## Set problem
Without the pictures, can you quote each line below exactly?

* Start Material *

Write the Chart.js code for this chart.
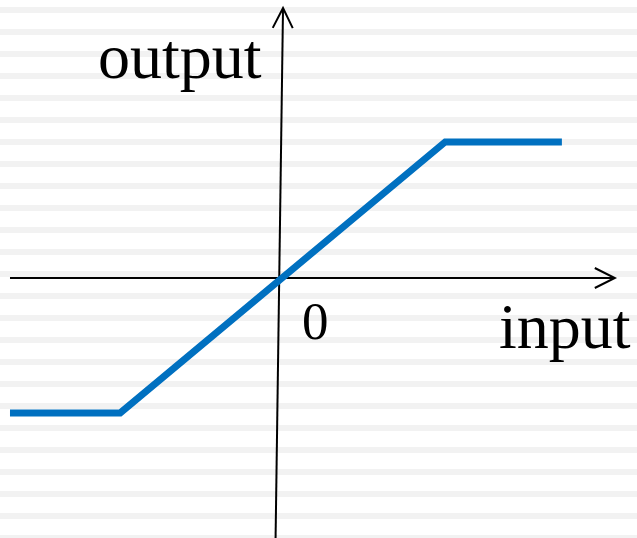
<!DOCTYPE html>
<html>
<head>
<meta charset="utf-8">
<script src="https://cdn.jsdelivr.net/npm/chart.js@4"></script>
<style>
  html, body { margin: 0; padding: 0; background: #fff; }
  #wrap { width: 637px; height: 538px; }
</style>
</head>
<body>
<div id="wrap"><canvas id="c"></canvas></div>
<script>
// saturating (clipped linear) transfer function
const inputValues = [-5, -2.96, 3.06, 5.22];
const outputValues = [-2.5, -2.5, 2.52, 2.52];
const xLabel = 'input';
const yLabel = 'output';
const originLabel = '0';

const points = inputValues.map((x, i) => ({ x: x, y: outputValues[i] }));

const stripes = {
    id: 'stripes',
    beforeDraw(chart) {
        const ctx = chart.ctx;
        ctx.save();
        ctx.fillStyle = '#f2f2f2';
        for (let y = 7; y < chart.height; y += 22) {
            ctx.fillRect(0, y, chart.width, 6);
        }
        ctx.restore();
    }
};

function arrowHead(ctx, tx, ty, dx, dy) {
    // open V arrow, (dx,dy) unit direction of the shaft
    const len = 20, half = 10;
    const bx = tx - dx * len, by = ty - dy * len;
    ctx.beginPath();
    ctx.moveTo(bx - dy * half, by + dx * half);
    ctx.lineTo(tx, ty);
    ctx.lineTo(bx + dy * half, by - dx * half);
    ctx.stroke();
}

const axesArrows = {
    id: 'axesArrows',
    beforeDatasetsDraw(chart) {
        const ctx = chart.ctx;
        const xs = chart.scales.x, ys = chart.scales.y;
        ctx.save();
        ctx.strokeStyle = '#000';
        ctx.lineWidth = 2;

        // horizontal axis
        const y0 = ys.getPixelForValue(0);
        const xa = xs.getPixelForValue(-5), xb = xs.getPixelForValue(6.2);
        ctx.beginPath();
        ctx.moveTo(xa, y0);
        ctx.lineTo(xb, y0);
        ctx.stroke();
        arrowHead(ctx, xb, y0, 1, 0);

        // vertical axis (slightly leaning, as in the original sketch)
        const tx = xs.getPixelForValue(0.056), ty = ys.getPixelForValue(5.0);
        const bx = xs.getPixelForValue(-0.083), by = ys.getPixelForValue(-4.9);
        ctx.beginPath();
        ctx.moveTo(bx, by);
        ctx.lineTo(tx, ty);
        ctx.stroke();
        const l = Math.hypot(tx - bx, ty - by);
        arrowHead(ctx, tx, ty, (tx - bx) / l, (ty - by) / l);

        // labels
        ctx.fillStyle = '#000';
        ctx.textBaseline = 'alphabetic';
        ctx.textAlign = 'left';
        ctx.font = '64px "Liberation Serif", "Times New Roman", serif';
        ctx.fillText(yLabel, 98, 78);
        ctx.fillText(xLabel, 499, 348);
        ctx.font = '53px "Liberation Serif", "Times New Roman", serif';
        ctx.fillText(originLabel, 302, 339);
        ctx.restore();
    }
};

new Chart(document.getElementById('c'), {
    type: 'line',
    data: {
        datasets: [{
            data: points,
            borderColor: '#0070C0',
            borderWidth: 7,
            borderCapStyle: 'butt',
            borderJoinStyle: 'miter',
            pointRadius: 0,
            tension: 0,
            fill: false
        }]
    },
    options: {
        responsive: true,
        maintainAspectRatio: false,
        animation: false,
        layout: { padding: 0 },
        plugins: { legend: { display: false }, tooltip: { enabled: false } },
        scales: {
            x: { type: 'linear', min: -5.185, max: 6.611, display: false },
            y: { type: 'linear', min: -4.815, max: 5.148, display: false }
        }
    },
    plugins: [stripes, axesArrows]
});
</script>
</body>
</html>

* End Material *

## Result of the task
Write the Chart.js code for this chart.
<!DOCTYPE html>
<html>
<head>
<meta charset="utf-8">
<script src="https://cdn.jsdelivr.net/npm/chart.js@4"></script>
<style>
  html, body { margin: 0; padding: 0; background: #fff; }
  #wrap { width: 637px; height: 538px; }
</style>
</head>
<body>
<div id="wrap"><canvas id="c"></canvas></div>
<script>
// saturating (clipped linear) transfer function
const inputValues = [-5, -2.96, 3.06, 5.22];
const outputValues = [-2.5, -2.5, 2.52, 2.52];
const xLabel = 'input';
const yLabel = 'output';
const originLabel = '0';

const points = inputValues.map((x, i) => ({ x: x, y: outputValues[i] }));

const stripes = {
    id: 'stripes',
    beforeDraw(chart) {
        const ctx = chart.ctx;
        ctx.save();
        ctx.fillStyle = '#f2f2f2';
        for (let y = 7; y < chart.height; y += 22) {
            ctx.fillRect(0, y, chart.width, 6);
        }
        ctx.restore();
    }
};

function arrowHead(ctx, tx, ty, dx, dy) {
    // open V arrow, (dx,dy) unit direction of the shaft
    const len = 20, half = 10;
    const bx = tx - dx * len, by = ty - dy * len;
    ctx.beginPath();
    ctx.moveTo(bx - dy * half, by + dx * half);
    ctx.lineTo(tx, ty);
    ctx.lineTo(bx + dy * half, by - dx * half);
    ctx.stroke();
}

const axesArrows = {
    id: 'axesArrows',
    beforeDatasetsDraw(chart) {
        const ctx = chart.ctx;
        const xs = chart.scales.x, ys = chart.scales.y;
        ctx.save();
        ctx.strokeStyle = '#000';
        ctx.lineWidth = 2;

        // horizontal axis
        const y0 = ys.getPixelForValue(0);
        const xa = xs.getPixelForValue(-5), xb = xs.getPixelForValue(6.2);
        ctx.beginPath();
        ctx.moveTo(xa, y0);
        ctx.lineTo(xb, y0);
        ctx.stroke();
        arrowHead(ctx, xb, y0, 1, 0);

        // vertical axis (slightly leaning, as in the original sketch)
        const tx = xs.getPixelForValue(0.056), ty = ys.getPixelForValue(5.0);
        const bx = xs.getPixelForValue(-0.083), by = ys.getPixelForValue(-4.9);
        ctx.beginPath();
        ctx.moveTo(bx, by);
        ctx.lineTo(tx, ty);
        ctx.stroke();
        const l = Math.hypot(tx - bx, ty - by);
        arrowHead(ctx, tx, ty, (tx - bx) / l, (ty - by) / l);

        // labels
        ctx.fillStyle = '#000';
        ctx.textBaseline = 'alphabetic';
        ctx.textAlign = 'left';
        ctx.font = '64px "Liberation Serif", "Times New Roman", serif';
        ctx.fillText(yLabel, 98, 78);
        ctx.fillText(xLabel, 499, 348);
        ctx.font = '53px "Liberation Serif", "Times New Roman", serif';
        ctx.fillText(originLabel, 302, 339);
        ctx.restore();
    }
};

new Chart(document.getElementById('c'), {
    type: 'line',
    data: {
        datasets: [{
            data: points,
            borderColor: '#0070C0',
            borderWidth: 7,
            borderCapStyle: 'butt',
            borderJoinStyle: 'miter',
            pointRadius: 0,
            tension: 0,
            fill: false
        }]
    },
    options: {
        responsive: true,
        maintainAspectRatio: false,
        animation: false,
        layout: { padding: 0 },
        plugins: { legend: { display: false }, tooltip: { enabled: false } },
        scales: {
            x: { type: 'linear', min: -5.185, max: 6.611, display: false },
            y: { type: 'linear', min: -4.815, max: 5.148, display: false }
        }
    },
    plugins: [stripes, axesArrows]
});
</script>
</body>
</html>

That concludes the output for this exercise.